The existence of God and the efficacy of prayer

'Nother goddanged 'piphany

Some of these big-haired preachers on the TV, they start out asking a little pleady question like, “Oh what would YOU do if Jesus come to YOUR house today?”

I’m right here to tell you, if Jesus come to your house today, you’d
brown your shorts quicker’n you could say “Hell, Mary.” Jesus he’d barge in wearing a motorsickle jacket and long hair, swinging a chain and stinken worse’n a wet bear, and if you no more’n looked sideways, you’d wake up in the middle of next Wednesday, all over plaster ‘n wire like a new chicken house.

Jesus didn’t wear no white shirt nor carry no briefcase.
 
Enough god-shaking and –baking for now

This seems like a good enough thread for asking a question I’ve long wanted to pose: Where is religion located?

And to answer it, of course: It’s located inside the heads of its believers – and nowhere else. When I say “inside the heads of its believers,” I mean that literally. A cult’s holy texts may be written down, and its rituals prescribed in handbooks, and its paraphernalia made, sold, and distributed, but those are lifeless things, just material objects that do nothing and believe nothing. Only individuals have religion.

That’s significant. We can’t share another person’s subjective experience (technology may someday make that possible, but it hasn’t yet), so that we don’t actually know what a particular religion feels like for any particular individual – and neither do his ostensible co-religionists. They may utter the same phrases and exhibit similar behaviors as they religionize, but still I think this can be said: there are as many individual religions as there are individual believers.

Another way to put it is that every worshipper constructs his own gods. Someone who’s studied the matter may correct me, but I suspect that theologians and psychologists have asserted that very thing for a long time.

Thor 2 and PS: You may think that when I come here a-testifyin’ that I’m just goading and playing the clown; you may think that you get the joke. But do you, or can you, really and truly know that?

I'm tired. Donn? Help out for a while, willya?
 
.....stinken worse’n a wet bear, and if you no more’n looked sideways, you’d wake up in the middle of next Wednesday, all over plaster ‘n wire like a new chicken house.

Jesus didn’t wear no white shirt nor carry no briefcase.

English translation required. Can anyone help?
 
English translation required. Can anyone help?

stinken worse’n a wet bear, and if you no more’n looked sideways, you’d wake up in the middle of next Wednesday, all over plaster ‘n wire like a new chicken house. Jesus didn’t wear no white shirt nor carry no briefcase.
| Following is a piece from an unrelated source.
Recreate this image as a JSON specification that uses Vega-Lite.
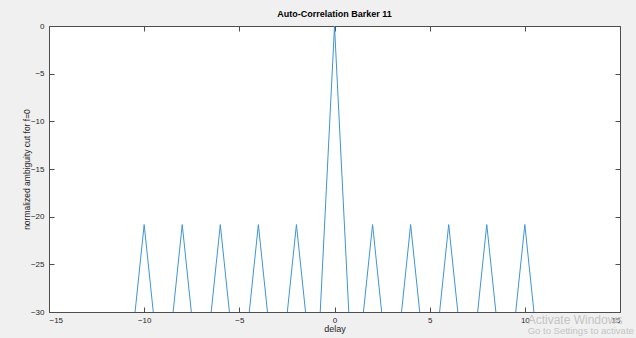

Redneck to English translation: Jesus will have body odor, and if you looked at him in any way that could be mistaken for aggressive, he would physically attack you, so you'd regain consciousness several days later, wearing plaster casts and in traction or having other supporting wires. Jesus wasn't a Mormon missionary or IRS agent.
 
English translation required. Can anyone help?

Some of these over-coiffed preachers on the television — ahem — begin by asking a wee winsome question like, “My my, what would *you* do if Jesus where to visit your home today?"

I’m present to inform you that, if Jesus came to your house this day, you would
fill your trousers faster than you could say “Hell, Mary.” Which is, if I must admit, rather amusing in its referential wordplay.
Jesus would storm-in wearing a punk jacket and a pink mohican, swinging a chain; reeking far worse than a wet basset hound. If one where to glance upon him a tad more than once, even if only sidelong, one would awaken in the middle of Wednesday-next, boasting black and blue where the plaster casts did not reach.

Jesus, it must be said, is not of the metaphoric teetotalling Mormons. I so put it to you. With emphasis!

What.

(Scooped by Pup. Dangnabit!)
 
I'm chagrined at mistaking Thor for one of the saved. Sorry, sorry.

Where are logger & blue triangle?

Come to that, I still miss 1inChrist.
 
Thanks for the translation. It's just as insane in English........
 
I'm chagrined at mistaking Thor for one of the saved. Sorry, sorry.

Where are logger & blue triangle?

Come to that, I still miss 1inChrist.

Apology accepted. I am saved though really...... saved from the clutches of religion when only 16 years old, with the help of Bertrand Russell.

Logger got suspended I believe. He was caught out saying all kinds of nasty stuff, some at me.:mad:
 
This seems like a good enough thread for asking a question I’ve long wanted to pose: Where is religion located?

And to answer it, of course: It’s located inside the heads of its believers – and nowhere else. When I say “inside the heads of its believers,” I mean that literally.

That's my line!

I think there is a separate god or gods for every believer in them. The believer may be given a template from some religious group or other but they mold the god, or gods, in their heads to take the shape they want.
 
Praying seems to help those who do the praying. I think they feel that are doing something to help. Many are genuine, but some sort of go through the motions.

Orlando (USA) and Cox (UK) are two recent examples of hearing platitudes for the sake of saying the "right thing".

When I hear genuine Christians pray around the table, they do not just say "Bless this food. Amen." They express hope for ventures that various people are going to undertake, and for the health of friends and family, and so on.

If there is a supernatural intelligence it may help keep bad influences at bay. It may help others not to make an impulsive dumb decision that has very negative consequences.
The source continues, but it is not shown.